WHAT IS BEING ASKED: Reproduce all the lines exactly as they stand, apart from the pictures.

DATASET SECTION:
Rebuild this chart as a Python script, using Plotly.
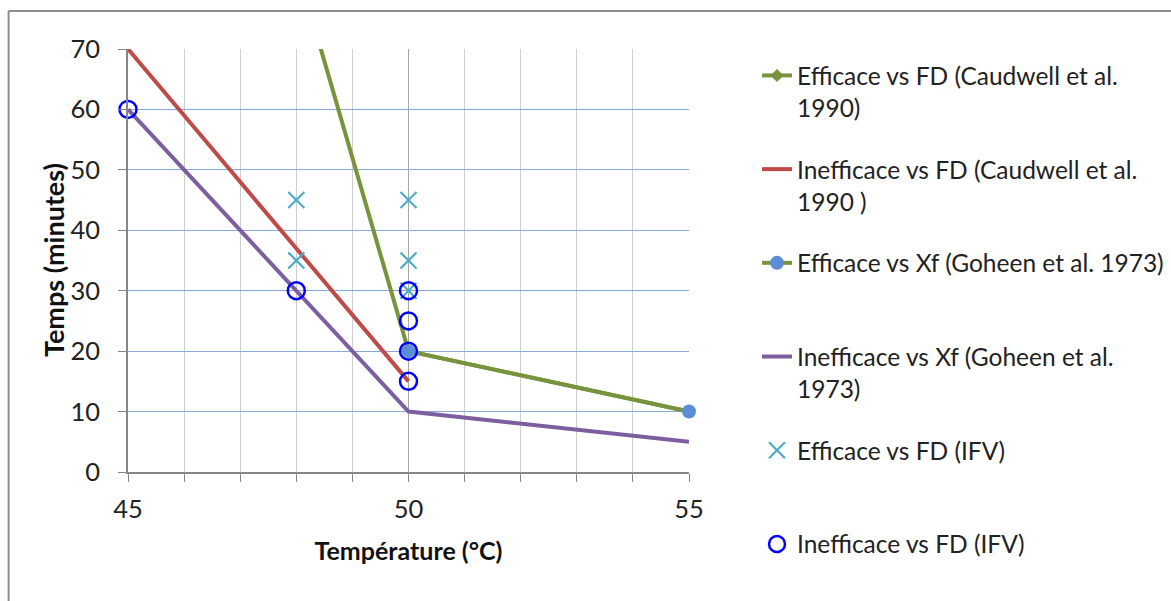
import plotly.graph_objects as go

# Data
caud_eff_x = [45, 50, 55]
caud_eff_y = [180, 20, 10]
caud_ineff_x = [45, 50]
caud_ineff_y = [70, 15]
goh_eff_x = [50, 55]
goh_eff_y = [20, 10]
goh_ineff_x = [45, 50, 55]
goh_ineff_y = [60, 10, 5]
ifv_eff_x = [48, 48, 50, 50, 50]
ifv_eff_y = [45, 35, 45, 35, 30]
ifv_ineff_x = [45, 48, 50, 50, 50, 50]
ifv_ineff_y = [60, 30, 30, 25, 20, 15]

names = [
    "Efficace vs FD (Caudwell et al.<br>1990)",
    "Inefficace vs FD (Caudwell et al.<br>1990 )",
    "Efficace vs Xf (Goheen et al. 1973)<br> ",
    "Inefficace vs Xf (Goheen et al.<br>1973)",
    "Efficace vs FD (IFV)<br> ",
    "Inefficace vs FD (IFV)",
]

GREEN = "#77933C"
RED = "#BE4B48"
PURPLE = "#7D5FA0"
AQUA = "#4BACC6"
BLUE = "#0000FF"
LBLUE = "#5B8ED6"

FONT = "Lato"
TXT = "#222222"

fig = go.Figure()
fig.add_trace(go.Scatter(x=caud_eff_x, y=caud_eff_y, mode="lines+markers", name=names[0],
                         legendgroup="g1",
                         line=dict(color=GREEN, width=4),
                         marker=dict(symbol="diamond", size=10, color=GREEN)))
fig.add_trace(go.Scatter(x=caud_ineff_x, y=caud_ineff_y, mode="lines", name=names[1],
                         legendgroup="g2",
                         line=dict(color=RED, width=4)))
fig.add_trace(go.Scatter(x=goh_eff_x, y=goh_eff_y, mode="lines+markers", name=names[2],
                         legendgroup="g3", cliponaxis=False,
                         line=dict(color=GREEN, width=4),
                         marker=dict(symbol="circle", size=14, color=LBLUE)))
fig.add_trace(go.Scatter(x=goh_ineff_x, y=goh_ineff_y, mode="lines", name=names[3],
                         legendgroup="g4", cliponaxis=False,
                         line=dict(color=PURPLE, width=4)))
fig.add_trace(go.Scatter(x=ifv_eff_x, y=ifv_eff_y, mode="markers", name=names[4],
                         legendgroup="g5", cliponaxis=False,
                         marker=dict(symbol="x-thin-open", size=16, color=AQUA,
                                     line=dict(color=AQUA, width=2.2))))
fig.add_trace(go.Scatter(x=ifv_ineff_x, y=ifv_ineff_y, mode="markers", name=names[5],
                         legendgroup="g6", cliponaxis=False,
                         marker=dict(symbol="circle-open", size=17, color=BLUE,
                                     line=dict(color=BLUE, width=2.5))))

L, R = 127.5, 689
T, B = 49, 472
W, H = 1171, 601

def px_to_paper_x(p):
    return (p - L) / (R - L)

def px_to_paper_y(p):
    return (B - p) / (B - T)

fig.update_layout(
    width=W, height=H,
    margin=dict(l=L, r=W - R, t=T, b=H - B, pad=0),
    paper_bgcolor="white", plot_bgcolor="white",
    font=dict(family=FONT, size=24.5, color=TXT),
    showlegend=True,
    legend=dict(
        xref="container", yref="container",
        x=757 / W, xanchor="left",
        y=1 - 53 / H, yanchor="top",
        valign="top",
        tracegroupgap=27,
        maxheight=590,
        font=dict(family=FONT, size=24.5, color=TXT),
        bgcolor="rgba(0,0,0,0)",
        itemwidth=30,
    ),
    xaxis=dict(
        range=[45, 55], dtick=5, tick0=45,
        showgrid=True, gridcolor="#A6A6A6", gridwidth=1,
        zeroline=False,
        showline=True, linecolor="#868686", linewidth=1.5,
        ticks="outside", ticklen=8, tickcolor="#868686",
        ticklabelstandoff=6,
        minor=dict(dtick=1, showgrid=True, gridcolor="#CFCFCF", gridwidth=1,
                   ticks="outside", ticklen=8, tickcolor="#868686"),
        title=dict(text="<b>Température (°C)</b>", font=dict(family=FONT, size=25, color="#111111"),
                   standoff=20),
        tickfont=dict(family=FONT, size=25.5, color=TXT),
        fixedrange=True,
    ),
    yaxis=dict(
        range=[0, 70], dtick=10, tick0=0,
        showgrid=True, gridcolor="#8AA8D4", gridwidth=1,
        zeroline=False,
        showline=True, linecolor="#868686", linewidth=1.5,
        ticks="outside", ticklen=8, tickcolor="#868686",
        ticklabelstandoff=13,
        tickfont=dict(family=FONT, size=25.5, color=TXT),
        fixedrange=True,
    ),
    annotations=[
        dict(text="<b>Temps (minutes)</b>", xref="paper", yref="paper",
             x=px_to_paper_x(53), y=0.5, xanchor="center", yanchor="middle",
             textangle=-90, showarrow=False,
             font=dict(family=FONT, size=27, color="#111111")),
    ],
    shapes=[
        dict(type="line", xref="paper", yref="paper",
             x0=px_to_paper_x(8), x1=px_to_paper_x(8),
             y0=px_to_paper_y(11), y1=px_to_paper_y(620),
             line=dict(color="#8C8C8C", width=2)),
        dict(type="line", xref="paper", yref="paper",
             x0=px_to_paper_x(8), x1=px_to_paper_x(1200),
             y0=px_to_paper_y(11), y1=px_to_paper_y(11),
             line=dict(color="#8C8C8C", width=2)),
    ],
)

fig.write_html("out.html", config={"displayModeBar": False},
               post_script="document.body.style.margin='0';document.body.style.overflow='hidden';")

RESPONSE BELOW:
Rebuild this chart as a Python script, using Plotly.
import plotly.graph_objects as go

# Data
caud_eff_x = [45, 50, 55]
caud_eff_y = [180, 20, 10]
caud_ineff_x = [45, 50]
caud_ineff_y = [70, 15]
goh_eff_x = [50, 55]
goh_eff_y = [20, 10]
goh_ineff_x = [45, 50, 55]
goh_ineff_y = [60, 10, 5]
ifv_eff_x = [48, 48, 50, 50, 50]
ifv_eff_y = [45, 35, 45, 35, 30]
ifv_ineff_x = [45, 48, 50, 50, 50, 50]
ifv_ineff_y = [60, 30, 30, 25, 20, 15]

names = [
    "Efficace vs FD (Caudwell et al.<br>1990)",
    "Inefficace vs FD (Caudwell et al.<br>1990 )",
    "Efficace vs Xf (Goheen et al. 1973)<br> ",
    "Inefficace vs Xf (Goheen et al.<br>1973)",
    "Efficace vs FD (IFV)<br> ",
    "Inefficace vs FD (IFV)",
]

GREEN = "#77933C"
RED = "#BE4B48"
PURPLE = "#7D5FA0"
AQUA = "#4BACC6"
BLUE = "#0000FF"
LBLUE = "#5B8ED6"

FONT = "Lato"
TXT = "#222222"

fig = go.Figure()
fig.add_trace(go.Scatter(x=caud_eff_x, y=caud_eff_y, mode="lines+markers", name=names[0],
                         legendgroup="g1",
                         line=dict(color=GREEN, width=4),
                         marker=dict(symbol="diamond", size=10, color=GREEN)))
fig.add_trace(go.Scatter(x=caud_ineff_x, y=caud_ineff_y, mode="lines", name=names[1],
                         legendgroup="g2",
                         line=dict(color=RED, width=4)))
fig.add_trace(go.Scatter(x=goh_eff_x, y=goh_eff_y, mode="lines+markers", name=names[2],
                         legendgroup="g3", cliponaxis=False,
                         line=dict(color=GREEN, width=4),
                         marker=dict(symbol="circle", size=14, color=LBLUE)))
fig.add_trace(go.Scatter(x=goh_ineff_x, y=goh_ineff_y, mode="lines", name=names[3],
                         legendgroup="g4", cliponaxis=False,
                         line=dict(color=PURPLE, width=4)))
fig.add_trace(go.Scatter(x=ifv_eff_x, y=ifv_eff_y, mode="markers", name=names[4],
                         legendgroup="g5", cliponaxis=False,
                         marker=dict(symbol="x-thin-open", size=16, color=AQUA,
                                     line=dict(color=AQUA, width=2.2))))
fig.add_trace(go.Scatter(x=ifv_ineff_x, y=ifv_ineff_y, mode="markers", name=names[5],
                         legendgroup="g6", cliponaxis=False,
                         marker=dict(symbol="circle-open", size=17, color=BLUE,
                                     line=dict(color=BLUE, width=2.5))))

L, R = 127.5, 689
T, B = 49, 472
W, H = 1171, 601

def px_to_paper_x(p):
    return (p - L) / (R - L)

def px_to_paper_y(p):
    return (B - p) / (B - T)

fig.update_layout(
    width=W, height=H,
    margin=dict(l=L, r=W - R, t=T, b=H - B, pad=0),
    paper_bgcolor="white", plot_bgcolor="white",
    font=dict(family=FONT, size=24.5, color=TXT),
    showlegend=True,
    legend=dict(
        xref="container", yref="container",
        x=757 / W, xanchor="left",
        y=1 - 53 / H, yanchor="top",
        valign="top",
        tracegroupgap=27,
        maxheight=590,
        font=dict(family=FONT, size=24.5, color=TXT),
        bgcolor="rgba(0,0,0,0)",
        itemwidth=30,
    ),
    xaxis=dict(
        range=[45, 55], dtick=5, tick0=45,
        showgrid=True, gridcolor="#A6A6A6", gridwidth=1,
        zeroline=False,
        showline=True, linecolor="#868686", linewidth=1.5,
        ticks="outside", ticklen=8, tickcolor="#868686",
        ticklabelstandoff=6,
        minor=dict(dtick=1, showgrid=True, gridcolor="#CFCFCF", gridwidth=1,
                   ticks="outside", ticklen=8, tickcolor="#868686"),
        title=dict(text="<b>Température (°C)</b>", font=dict(family=FONT, size=25, color="#111111"),
                   standoff=20),
        tickfont=dict(family=FONT, size=25.5, color=TXT),
        fixedrange=True,
    ),
    yaxis=dict(
        range=[0, 70], dtick=10, tick0=0,
        showgrid=True, gridcolor="#8AA8D4", gridwidth=1,
        zeroline=False,
        showline=True, linecolor="#868686", linewidth=1.5,
        ticks="outside", ticklen=8, tickcolor="#868686",
        ticklabelstandoff=13,
        tickfont=dict(family=FONT, size=25.5, color=TXT),
        fixedrange=True,
    ),
    annotations=[
        dict(text="<b>Temps (minutes)</b>", xref="paper", yref="paper",
             x=px_to_paper_x(53), y=0.5, xanchor="center", yanchor="middle",
             textangle=-90, showarrow=False,
             font=dict(family=FONT, size=27, color="#111111")),
    ],
    shapes=[
        dict(type="line", xref="paper", yref="paper",
             x0=px_to_paper_x(8), x1=px_to_paper_x(8),
             y0=px_to_paper_y(11), y1=px_to_paper_y(620),
             line=dict(color="#8C8C8C", width=2)),
        dict(type="line", xref="paper", yref="paper",
             x0=px_to_paper_x(8), x1=px_to_paper_x(1200),
             y0=px_to_paper_y(11), y1=px_to_paper_y(11),
             line=dict(color="#8C8C8C", width=2)),
    ],
)

fig.write_html("out.html", config={"displayModeBar": False},
               post_script="document.body.style.margin='0';document.body.style.overflow='hidden';")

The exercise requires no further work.